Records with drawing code
◇ ◇ ◇ ◇
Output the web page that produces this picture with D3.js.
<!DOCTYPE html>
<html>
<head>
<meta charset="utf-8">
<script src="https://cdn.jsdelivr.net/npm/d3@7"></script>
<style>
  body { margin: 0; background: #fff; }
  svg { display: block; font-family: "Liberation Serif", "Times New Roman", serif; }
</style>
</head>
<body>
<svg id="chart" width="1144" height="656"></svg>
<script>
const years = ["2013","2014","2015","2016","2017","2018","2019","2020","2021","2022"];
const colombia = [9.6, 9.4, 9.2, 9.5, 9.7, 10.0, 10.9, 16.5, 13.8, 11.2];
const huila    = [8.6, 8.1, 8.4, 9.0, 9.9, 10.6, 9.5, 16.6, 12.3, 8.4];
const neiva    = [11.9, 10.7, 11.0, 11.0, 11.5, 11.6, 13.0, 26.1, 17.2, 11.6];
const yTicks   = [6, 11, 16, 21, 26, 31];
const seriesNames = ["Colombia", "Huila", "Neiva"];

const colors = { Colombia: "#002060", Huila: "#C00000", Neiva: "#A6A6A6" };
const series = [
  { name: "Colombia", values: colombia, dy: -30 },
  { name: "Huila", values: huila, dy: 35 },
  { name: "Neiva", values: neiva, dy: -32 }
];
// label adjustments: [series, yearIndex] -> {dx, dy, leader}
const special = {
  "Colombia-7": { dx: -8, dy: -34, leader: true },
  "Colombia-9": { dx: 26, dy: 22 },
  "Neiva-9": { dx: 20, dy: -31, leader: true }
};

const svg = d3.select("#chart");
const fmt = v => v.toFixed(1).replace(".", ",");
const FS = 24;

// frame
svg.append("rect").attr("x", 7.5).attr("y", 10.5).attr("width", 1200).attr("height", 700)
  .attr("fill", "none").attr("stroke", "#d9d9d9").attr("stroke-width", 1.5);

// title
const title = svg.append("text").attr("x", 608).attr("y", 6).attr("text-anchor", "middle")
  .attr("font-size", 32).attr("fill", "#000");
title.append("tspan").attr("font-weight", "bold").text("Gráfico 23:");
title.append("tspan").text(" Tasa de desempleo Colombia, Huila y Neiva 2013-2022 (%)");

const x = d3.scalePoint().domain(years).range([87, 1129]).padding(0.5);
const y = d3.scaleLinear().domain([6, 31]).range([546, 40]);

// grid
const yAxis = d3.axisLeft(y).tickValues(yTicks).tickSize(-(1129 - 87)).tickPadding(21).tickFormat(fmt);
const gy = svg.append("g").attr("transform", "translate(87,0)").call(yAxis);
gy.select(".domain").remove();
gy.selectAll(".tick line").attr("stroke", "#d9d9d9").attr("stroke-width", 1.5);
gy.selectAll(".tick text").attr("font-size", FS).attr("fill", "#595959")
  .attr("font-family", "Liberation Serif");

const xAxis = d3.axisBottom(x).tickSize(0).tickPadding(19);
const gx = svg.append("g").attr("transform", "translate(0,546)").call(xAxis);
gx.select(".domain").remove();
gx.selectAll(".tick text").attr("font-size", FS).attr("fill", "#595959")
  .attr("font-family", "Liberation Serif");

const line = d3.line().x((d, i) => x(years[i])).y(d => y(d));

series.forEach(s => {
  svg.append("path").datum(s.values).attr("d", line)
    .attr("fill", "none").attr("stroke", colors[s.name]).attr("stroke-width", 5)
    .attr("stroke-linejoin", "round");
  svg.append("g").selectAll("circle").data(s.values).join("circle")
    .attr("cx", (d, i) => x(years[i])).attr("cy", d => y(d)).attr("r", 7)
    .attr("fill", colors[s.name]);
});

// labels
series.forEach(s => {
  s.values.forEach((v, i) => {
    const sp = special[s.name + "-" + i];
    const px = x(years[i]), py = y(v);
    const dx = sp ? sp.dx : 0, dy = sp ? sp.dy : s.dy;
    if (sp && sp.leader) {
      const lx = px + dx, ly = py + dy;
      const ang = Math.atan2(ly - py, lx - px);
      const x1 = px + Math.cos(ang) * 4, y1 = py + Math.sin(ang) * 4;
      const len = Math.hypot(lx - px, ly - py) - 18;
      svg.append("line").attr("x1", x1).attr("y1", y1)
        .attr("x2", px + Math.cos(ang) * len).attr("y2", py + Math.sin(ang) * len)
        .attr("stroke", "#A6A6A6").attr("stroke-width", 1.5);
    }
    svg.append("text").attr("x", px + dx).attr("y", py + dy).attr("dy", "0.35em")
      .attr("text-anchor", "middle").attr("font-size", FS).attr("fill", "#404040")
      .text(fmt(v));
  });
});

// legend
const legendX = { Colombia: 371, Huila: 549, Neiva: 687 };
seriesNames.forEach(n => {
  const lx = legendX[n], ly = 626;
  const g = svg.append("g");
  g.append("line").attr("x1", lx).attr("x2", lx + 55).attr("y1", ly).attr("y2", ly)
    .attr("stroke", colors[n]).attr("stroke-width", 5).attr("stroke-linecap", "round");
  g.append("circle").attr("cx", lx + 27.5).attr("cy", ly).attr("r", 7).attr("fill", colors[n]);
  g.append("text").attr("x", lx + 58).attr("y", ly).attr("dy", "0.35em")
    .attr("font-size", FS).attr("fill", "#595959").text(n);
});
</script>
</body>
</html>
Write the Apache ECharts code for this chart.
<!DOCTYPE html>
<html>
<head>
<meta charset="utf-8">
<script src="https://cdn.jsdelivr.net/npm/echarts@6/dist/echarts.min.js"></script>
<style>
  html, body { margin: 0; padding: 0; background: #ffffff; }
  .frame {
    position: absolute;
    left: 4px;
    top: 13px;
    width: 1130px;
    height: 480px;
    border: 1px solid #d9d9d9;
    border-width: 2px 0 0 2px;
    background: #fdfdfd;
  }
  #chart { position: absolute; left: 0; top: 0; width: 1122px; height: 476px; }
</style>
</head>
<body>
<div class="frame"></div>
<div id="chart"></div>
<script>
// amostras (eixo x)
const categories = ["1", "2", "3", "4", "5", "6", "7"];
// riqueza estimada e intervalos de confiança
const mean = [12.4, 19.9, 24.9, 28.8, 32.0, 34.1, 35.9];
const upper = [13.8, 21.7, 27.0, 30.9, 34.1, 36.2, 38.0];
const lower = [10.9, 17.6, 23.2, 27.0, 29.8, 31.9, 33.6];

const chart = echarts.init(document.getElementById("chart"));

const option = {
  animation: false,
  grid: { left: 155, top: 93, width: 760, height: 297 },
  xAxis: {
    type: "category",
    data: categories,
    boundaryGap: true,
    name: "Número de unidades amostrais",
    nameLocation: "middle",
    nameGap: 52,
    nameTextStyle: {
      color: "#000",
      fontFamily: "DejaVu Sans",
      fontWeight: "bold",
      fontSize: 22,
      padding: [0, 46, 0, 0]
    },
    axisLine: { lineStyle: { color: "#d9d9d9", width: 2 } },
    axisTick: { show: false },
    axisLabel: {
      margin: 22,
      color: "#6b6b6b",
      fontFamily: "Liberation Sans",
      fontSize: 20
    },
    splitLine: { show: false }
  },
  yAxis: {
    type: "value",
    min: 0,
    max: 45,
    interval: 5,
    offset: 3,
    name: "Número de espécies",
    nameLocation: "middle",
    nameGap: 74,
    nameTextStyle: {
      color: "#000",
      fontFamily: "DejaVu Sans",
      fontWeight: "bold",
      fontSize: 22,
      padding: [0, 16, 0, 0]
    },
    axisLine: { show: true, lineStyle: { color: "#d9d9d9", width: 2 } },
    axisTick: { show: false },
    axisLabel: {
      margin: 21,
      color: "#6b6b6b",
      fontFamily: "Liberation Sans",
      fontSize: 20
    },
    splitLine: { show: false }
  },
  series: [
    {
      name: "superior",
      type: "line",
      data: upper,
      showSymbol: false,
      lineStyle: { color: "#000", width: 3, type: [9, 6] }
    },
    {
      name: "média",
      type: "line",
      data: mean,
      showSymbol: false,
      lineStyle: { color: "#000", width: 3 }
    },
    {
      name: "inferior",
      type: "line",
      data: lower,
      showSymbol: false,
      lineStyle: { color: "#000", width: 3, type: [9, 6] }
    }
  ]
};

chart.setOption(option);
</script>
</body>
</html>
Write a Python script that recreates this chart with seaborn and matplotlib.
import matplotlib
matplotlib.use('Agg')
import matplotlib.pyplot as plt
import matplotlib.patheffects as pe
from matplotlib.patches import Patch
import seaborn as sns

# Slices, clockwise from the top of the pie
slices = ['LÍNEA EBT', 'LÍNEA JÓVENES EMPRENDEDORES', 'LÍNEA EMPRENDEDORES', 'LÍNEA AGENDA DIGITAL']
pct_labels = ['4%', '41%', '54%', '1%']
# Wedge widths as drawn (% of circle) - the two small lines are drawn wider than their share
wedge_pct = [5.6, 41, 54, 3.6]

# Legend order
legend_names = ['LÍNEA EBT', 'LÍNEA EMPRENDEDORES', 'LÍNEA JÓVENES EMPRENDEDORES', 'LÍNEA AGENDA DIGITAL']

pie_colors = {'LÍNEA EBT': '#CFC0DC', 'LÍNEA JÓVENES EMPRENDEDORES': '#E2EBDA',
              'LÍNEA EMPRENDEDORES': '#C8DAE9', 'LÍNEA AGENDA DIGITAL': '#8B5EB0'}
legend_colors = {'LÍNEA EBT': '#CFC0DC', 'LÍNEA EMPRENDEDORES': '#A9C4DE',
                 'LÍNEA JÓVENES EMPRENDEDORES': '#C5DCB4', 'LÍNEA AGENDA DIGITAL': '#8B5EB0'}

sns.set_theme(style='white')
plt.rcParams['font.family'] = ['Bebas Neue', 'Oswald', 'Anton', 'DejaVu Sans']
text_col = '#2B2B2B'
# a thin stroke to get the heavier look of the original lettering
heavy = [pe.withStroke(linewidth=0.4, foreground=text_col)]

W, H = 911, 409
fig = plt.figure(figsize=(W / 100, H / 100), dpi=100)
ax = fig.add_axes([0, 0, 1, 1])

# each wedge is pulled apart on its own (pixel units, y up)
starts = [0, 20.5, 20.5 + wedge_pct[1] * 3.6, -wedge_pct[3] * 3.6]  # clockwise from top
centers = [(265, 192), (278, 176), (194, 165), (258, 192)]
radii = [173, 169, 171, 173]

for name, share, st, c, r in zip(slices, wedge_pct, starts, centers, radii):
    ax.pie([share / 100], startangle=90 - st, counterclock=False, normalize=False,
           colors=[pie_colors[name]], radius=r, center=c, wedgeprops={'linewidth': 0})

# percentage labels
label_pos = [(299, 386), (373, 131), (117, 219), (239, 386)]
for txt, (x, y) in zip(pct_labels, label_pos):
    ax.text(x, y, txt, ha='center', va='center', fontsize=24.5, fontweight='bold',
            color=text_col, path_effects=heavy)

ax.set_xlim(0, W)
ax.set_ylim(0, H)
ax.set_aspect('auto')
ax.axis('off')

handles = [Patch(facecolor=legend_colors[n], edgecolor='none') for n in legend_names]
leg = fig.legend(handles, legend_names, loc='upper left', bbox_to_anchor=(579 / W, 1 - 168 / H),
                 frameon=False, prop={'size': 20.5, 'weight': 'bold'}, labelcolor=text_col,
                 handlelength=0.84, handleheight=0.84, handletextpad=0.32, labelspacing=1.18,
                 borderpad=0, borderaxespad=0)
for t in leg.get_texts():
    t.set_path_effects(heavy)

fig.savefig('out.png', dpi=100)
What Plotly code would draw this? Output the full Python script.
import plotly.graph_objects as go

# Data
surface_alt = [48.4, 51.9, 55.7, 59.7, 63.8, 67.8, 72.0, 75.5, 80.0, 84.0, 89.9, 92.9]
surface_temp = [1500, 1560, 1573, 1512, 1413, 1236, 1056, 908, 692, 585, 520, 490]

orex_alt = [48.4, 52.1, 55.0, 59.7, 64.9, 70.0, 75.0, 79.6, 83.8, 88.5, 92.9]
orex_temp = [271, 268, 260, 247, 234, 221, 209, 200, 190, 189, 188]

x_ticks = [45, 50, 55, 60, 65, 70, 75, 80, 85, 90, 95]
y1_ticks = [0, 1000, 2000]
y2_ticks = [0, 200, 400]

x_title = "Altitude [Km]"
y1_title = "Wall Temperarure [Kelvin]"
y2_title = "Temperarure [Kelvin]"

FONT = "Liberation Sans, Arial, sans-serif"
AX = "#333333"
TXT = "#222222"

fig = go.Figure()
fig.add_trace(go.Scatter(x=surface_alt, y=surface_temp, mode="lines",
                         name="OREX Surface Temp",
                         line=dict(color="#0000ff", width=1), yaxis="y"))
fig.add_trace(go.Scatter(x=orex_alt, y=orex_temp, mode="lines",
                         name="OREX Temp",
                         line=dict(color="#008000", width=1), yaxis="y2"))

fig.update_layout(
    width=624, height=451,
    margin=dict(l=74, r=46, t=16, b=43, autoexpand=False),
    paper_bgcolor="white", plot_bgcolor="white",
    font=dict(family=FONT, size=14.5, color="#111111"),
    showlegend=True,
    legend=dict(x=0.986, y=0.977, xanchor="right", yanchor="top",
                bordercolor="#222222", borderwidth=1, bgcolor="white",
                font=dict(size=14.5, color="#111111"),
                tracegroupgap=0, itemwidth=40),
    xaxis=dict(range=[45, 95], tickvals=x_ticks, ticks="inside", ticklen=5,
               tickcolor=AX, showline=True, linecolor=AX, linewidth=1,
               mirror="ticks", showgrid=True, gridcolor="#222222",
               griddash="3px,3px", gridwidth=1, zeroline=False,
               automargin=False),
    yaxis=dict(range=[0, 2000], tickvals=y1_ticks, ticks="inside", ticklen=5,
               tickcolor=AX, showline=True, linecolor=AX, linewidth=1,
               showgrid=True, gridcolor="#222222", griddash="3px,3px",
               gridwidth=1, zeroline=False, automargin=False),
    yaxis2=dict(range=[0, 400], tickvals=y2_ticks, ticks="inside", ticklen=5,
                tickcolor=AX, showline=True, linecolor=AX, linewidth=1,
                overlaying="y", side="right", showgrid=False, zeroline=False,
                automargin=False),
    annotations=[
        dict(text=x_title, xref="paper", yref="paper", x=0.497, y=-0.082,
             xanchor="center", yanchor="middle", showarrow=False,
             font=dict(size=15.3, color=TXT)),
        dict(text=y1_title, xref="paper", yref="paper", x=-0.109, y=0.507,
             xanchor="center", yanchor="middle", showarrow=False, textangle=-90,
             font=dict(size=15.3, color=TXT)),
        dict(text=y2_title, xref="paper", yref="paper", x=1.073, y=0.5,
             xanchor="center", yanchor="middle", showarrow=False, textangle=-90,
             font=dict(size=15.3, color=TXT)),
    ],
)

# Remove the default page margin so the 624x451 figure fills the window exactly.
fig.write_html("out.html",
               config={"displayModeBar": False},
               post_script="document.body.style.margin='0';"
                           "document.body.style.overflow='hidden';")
◇ ◇ ◇ ◇
-- WHAT IS ASKED --
Everything from the line with "What Plotly code" through the line with "190, 189, 188]" is to be output exactly; leave out all other lines.

-- WRITTEN ANSWER --
What Plotly code would draw this? Output the full Python script.
import plotly.graph_objects as go

# Data
surface_alt = [48.4, 51.9, 55.7, 59.7, 63.8, 67.8, 72.0, 75.5, 80.0, 84.0, 89.9, 92.9]
surface_temp = [1500, 1560, 1573, 1512, 1413, 1236, 1056, 908, 692, 585, 520, 490]

orex_alt = [48.4, 52.1, 55.0, 59.7, 64.9, 70.0, 75.0, 79.6, 83.8, 88.5, 92.9]
orex_temp = [271, 268, 260, 247, 234, 221, 209, 200, 190, 189, 188]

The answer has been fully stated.